Consultancy firms receive £1.6m in a month to help UK Government prepare for Brexit
The Cabinet Office did not specify the exact nature of the work carried out, but the cash is believed to have been spent on new systems to be used in the event of a no-deal Brexit
Image credit: PA
Consultancy firms received £1.6m of taxpayers' money in a single month from government contracts to help with Brexit preparations, it has emerged.
New figures released by the Cabinet Office revealed the sum was spent helping civil servants co-ordinate arrangements for the UK’s exit from the EU.
Two American firms, Boston Consulting and Bain & Company, made £750,000 over three separate payments while professional services firms EY and Deloitte made £178,312 and £486,473 respectively. British firm PA Consulting, which specialises in public service IT work, received £220,000 for its work.
The Cabinet Office refused to be drawn on the exact nature of the work carried out, but the cash is believed to have been spent on new systems to be used in the event of a no-deal Brexit.
They say the payments cover work done over more than a one-month period but refused to be drawn on the total value of the contracts.
“The contracts cover skills that are needed on EU exit preparation and implementation to allow the widest scope for departments to secure the capability they need, including commercial, operational, programme and project management,” a spokesperson for the department said.

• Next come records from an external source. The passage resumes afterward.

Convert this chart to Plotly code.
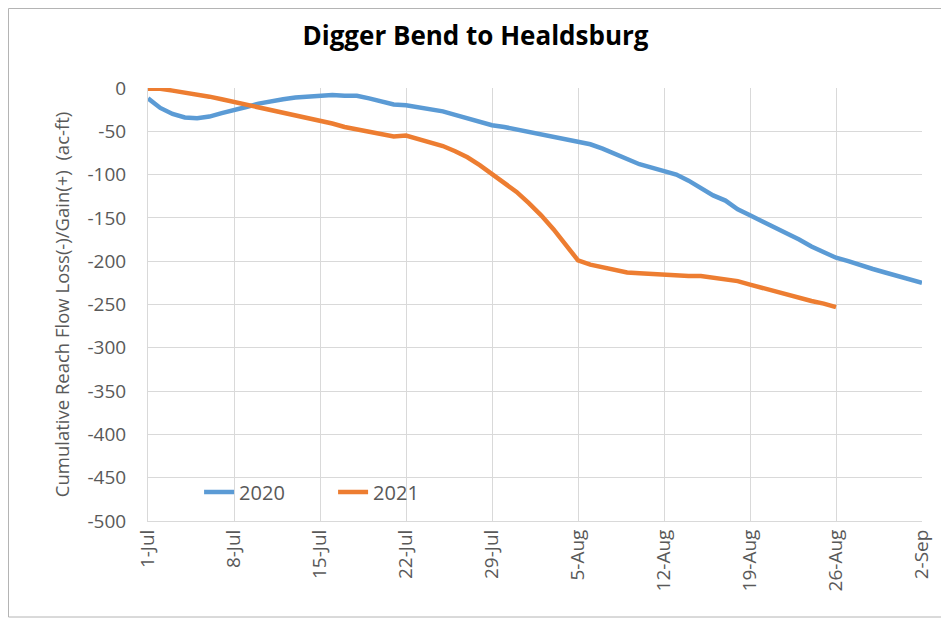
import pandas as pd
import plotly.graph_objects as go

# cumulative reach flow loss/gain (ac-ft), daily from 1-Jul
loss_2020 = [
    -12, -23, -30, -34, -35, -33, -29, -26, -22, -18,
    -15, -13, -11, -10, -9, -8, -9, -9, -12, -15,
    -19, -20, -22, -24, -27, -31, -35, -39, -43, -45,
    -48, -50, -53, -56, -60, -63, -65, -70, -76, -82,
    -88, -92, -96, -100, -107, -116, -124, -130, -140, -147,
    -154, -161, -167, -175, -183, -189, -196, -200, -205, -209,
    -213, -217, -222, -225,
]
loss_2021 = [
    -1, -1, -3, -5, -8, -10, -13, -16, -19, -22,
    -25, -28, -31, -35, -37, -41, -45, -48, -51, -54,
    -56, -55, -59, -62, -67, -73, -80, -89, -99, -109,
    -120, -133, -147, -163, -180, -199, -204, -207, -210, -213,
    -214, -215, -216, -217, -217, -217, -219, -221, -223, -227,
    -231, -235, -239, -242, -246, -249, -253,
]
start_date = "2020-07-01"
end_date = "2020-09-02"
y_ticks = [0, -50, -100, -150, -200, -250, -300, -350, -400, -450, -500]

dates_2020 = pd.date_range(start_date, periods=len(loss_2020), freq="D")
dates_2021 = pd.date_range(start_date, periods=len(loss_2021), freq="D")

GREY = "#595959"
GRID = "#d9d9d9"
FONT = "Open Sans, Noto Sans, sans-serif"

# the page body adds an 8px margin, so the figure is 8px smaller
W, H = 941, 613

fig = go.Figure()
fig.add_trace(go.Scatter(x=dates_2020, y=loss_2020, name="2020", mode="lines",
                         line=dict(color="#5B9BD5", width=4.5)))
fig.add_trace(go.Scatter(x=dates_2021, y=loss_2021, name="2021", mode="lines",
                         line=dict(color="#ED7D31", width=4.5)))

fig.update_layout(
    width=W,
    height=H,
    paper_bgcolor="white",
    plot_bgcolor="white",
    margin=dict(l=140, r=27, t=80, b=100),
    font=dict(family=FONT, color=GREY),
    title=dict(text="<b>Digger Bend to Healdsburg</b>", x=467.5 / W, xref="container",
               xanchor="center", y=1 - 28 / H, yanchor="middle",
               font=dict(family=FONT, size=26, color="black")),
    legend=dict(orientation="h", x=0.066, y=0.067, xanchor="left", yanchor="middle",
                bgcolor="rgba(0,0,0,0)", font=dict(size=20, color=GREY),
                entrywidth=89, itemwidth=30),
    shapes=[dict(type="rect", xref="paper", yref="paper",
                 x0=-139.5 / 774, x1=(W - 0.5 - 140) / 774,
                 y0=-(100 - 4) / 433, y1=(433 + 79.5) / 433,
                 line=dict(color="#b4b4b4", width=1), layer="below")],
)

fig.update_xaxes(
    type="date",
    range=[start_date, end_date],
    tick0=start_date,
    dtick=7 * 86400000,
    tickformat="%-d-%b",
    tickangle=-90,
    tickfont=dict(size=19, color=GREY),
    showgrid=True,
    gridcolor=GRID,
    showline=True,
    linecolor=GRID,
    ticks="",
    automargin=False,
)
fig.update_yaxes(
    range=[-500, 0],
    tickvals=y_ticks,
    ticktext=[str(v) for v in y_ticks],
    tickfont=dict(size=19, color=GREY),
    ticklabelstandoff=17,
    showgrid=True,
    gridcolor=GRID,
    zeroline=False,
    showline=True,
    linecolor=GRID,
    ticks="",
    automargin=False,
    title=dict(text="Cumulative Reach Flow Loss(-)/Gain(+)  (ac-ft)",
               font=dict(size=18.5, color=GREY), standoff=13),
)

fig.write_html("out.html")
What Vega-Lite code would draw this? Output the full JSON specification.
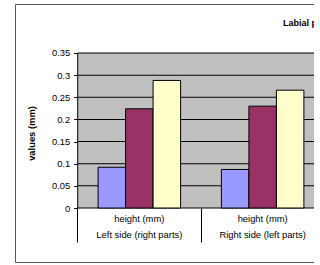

The spending is the latest no-deal preparation taken by the Cabinet Office after it established its “exit capability team” earlier this year. The group are believed to be coordinating border contingency planning and helping create a database for logging shipments of live animals and animal products in the event of a no-deal Brexit.
One former minister told The Times: “Their job is to identify the riskiest projects and then do ‘deep dives’ to make sure that the things departments say are happening really are.”
According to news website Buzzfeed the Government have signed up to more than a dozen contracts worth around £40m to help get ready for Brexit, with the bulk of the cash being spent on a new ‘settled status’ scheme for EU citizens living in the UK.